Examples of Contextual Marketing

1. Smart Forms/Progressive Profiling

Most marketers know that forms are a quick and easy way to capture and segment prospects. By creating a smart form, you can easily change the whole form depending on your visitor and their behaviors. And you can base your content on:

* Country – This depends on your visitor’s IP address so that you can display content relevant to their country.

* Device type – This you can help you display content that fits the device your visitor is using (mobile, tablet, or desktop).

* Referral source – Here you can present visitors with content depending on how they found your site (direct traffic, social media, etc.)

* Contact list membership – This enables you to show visitors specific content if they’re part of one of your lists.

* Lifecycle stage – This changes the content in your form fields depending on the stage your visitor is at in their customer journey.

2. Chatbots

Using Chatbots tools, you can automate conversational tasks. And you don’t require coding experience to launch your bot experience either. Once you set it up, it’s easier to customize your chatbot to stick to your business standards. You can also use it for contextual marketing.

With time, your chatbot will learn to store contact data to improve future interactions. And bots can recall past conversations, which helps keep future discussions moving.

Plus, they don’t get frustrated like humans. And they can answer most routine questions repeatedly — all while offering a personalized experience to each visitor.

3. Guest Blogging

Guest blogging is one of the best strategies of contextual marketing, and millions of blogs are ready to accept a helpful, in-depth guest post. Regardless of how knowledgeable a blogger you are, sometimes readers may not take you seriously if you go all by yourself.

In fact, 62.96% of readers view blogs with multiple authors to be more credible.
Link for more information – http://socialmarketingwriting.com/how-to-build-a-credible-blog-infographic/

So if you want to build authority and generate quality traffic, relevant links, motivated leads, and sales, guest blogging can offer you all these.

Guest blogging will not only help you drive traffic to your site, but it’ll also boost your revenue. However, most brands fail at guest blogging because they don’t know how to create the right content effectively. Having said that, understanding the situations of your prospects can help you create the right content.

4. Ask and Answer Questions on Social Media

Social media has turned contextual marketing into a viral interactive experience. Now, prospects can find companies, follow those companies, and interact with them.

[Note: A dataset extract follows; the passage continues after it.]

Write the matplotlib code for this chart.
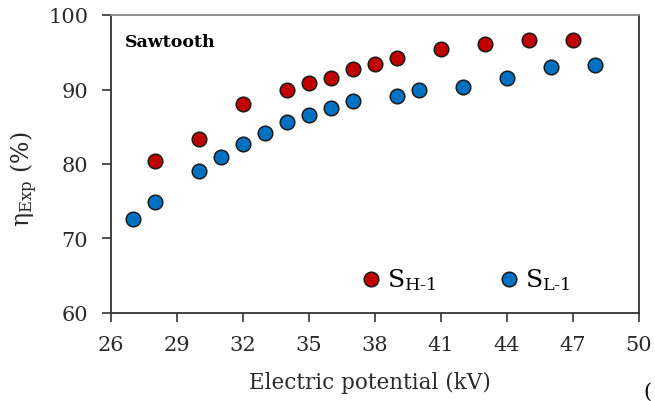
import matplotlib.pyplot as plt

# Electric potential (kV) and experimental efficiency (%)
kv_h = [28, 30, 32, 34, 35, 36, 37, 38, 39, 41, 43, 45, 47]
eta_h = [80.4, 83.4, 88.1, 90.0, 90.9, 91.6, 92.7, 93.4, 94.2, 95.4, 96.1, 96.6, 96.7]

kv_l = [27, 28, 30, 31, 32, 33, 34, 35, 36, 37, 39, 40, 42, 44, 46, 48]
eta_l = [72.6, 74.9, 79.1, 80.9, 82.7, 84.2, 85.7, 86.6, 87.5, 88.4, 89.1, 90.0, 90.4, 91.5, 93.0, 93.3]

xticks = [26, 29, 32, 35, 38, 41, 44, 47, 50]
yticks = [60, 70, 80, 90, 100]

plt.rcParams['font.family'] = ['DejaVu Serif']
plt.rcParams['mathtext.fontset'] = 'dejavuserif'

fig = plt.figure(figsize=(6.55, 4.02), dpi=100)
ax = fig.add_axes([111 / 655, 1 - 314 / 402, 528 / 655, 298 / 402])

ax.scatter(kv_h, eta_h, s=110, color='#C00000', edgecolor='#1a1a1a', linewidth=1.1,
           zorder=3, label=r'S$_\mathrm{H\text{-}1}$')
ax.scatter(kv_l, eta_l, s=110, color='#0070C0', edgecolor='#1a1a1a', linewidth=1.1,
           zorder=3, label=r'S$_\mathrm{L\text{-}1}$')

ax.set_xlim(26, 50)
ax.set_ylim(60, 100)
ax.set_xticks(xticks)
ax.set_yticks(yticks)
ax.tick_params(direction='out', length=6.5, width=1.2, labelsize=15, colors='#333333',
               labelcolor='#2a2a2a')
ax.tick_params(axis='x', pad=9)
ax.tick_params(axis='y', pad=10)
for side in ['left', 'bottom', 'right']:
    ax.spines[side].set_color('#333333')
    ax.spines[side].set_linewidth(1.3)
ax.spines['top'].set_color('#888888')
ax.spines['top'].set_linewidth(1.3)

ax.set_xlabel('Electric potential (kV)', fontsize=15.5, color='#2a2a2a')
ax.xaxis.set_label_coords(0.49, -0.193)
ax.set_ylabel(r'$\mathrm{\eta_{Exp}}$ (%)', fontsize=17, color='#2a2a2a')
ax.yaxis.set_label_coords(-0.1345, 0.453)

ax.text(0.027, 0.91, 'Sawtooth', transform=ax.transAxes, fontsize=12.5,
        fontweight='bold', va='center', ha='left')

ax.legend(loc='center left', bbox_to_anchor=(0.469, 0.115), ncol=2, frameon=False,
          fontsize=18, borderpad=0, borderaxespad=0, handlelength=1.0,
          handletextpad=0.15, columnspacing=2.4)

fig.text(0.982, 0.0, '(', fontsize=15, ha='left', va='bottom')

fig.savefig('out.png', dpi=100)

Don’t depend solely on social media for conversions, because social media has a very low track of bringing conversions. However, you can use social media as a powerful tool of contextual marketing to enhance your brand.

Don’t just use social media to create a social presence for your business. Instead, engage with your followers; be social. To connect with your followers and visitors, ask questions, answer questions, respond to tweets, and be present.

Interact with all the social mentions of your brand; this will boost your brand image.

5. Give Away Free Guides Related to Your Business

Guides can be sources of organic traffic. However, don’t create them just to get words out. Publish guides with solid, valuable information. And you can use free guides to build your email lists.

If you’re looking to model a company that creates free guides, HubSpot is a great example. Having said that, your guides need to be relevant to your brand. Keep them specific because you want to gain prospects who will convert to become customers.

Contextual marketing is an ideal way to make sure your valuable content gets to the right customers at the right time.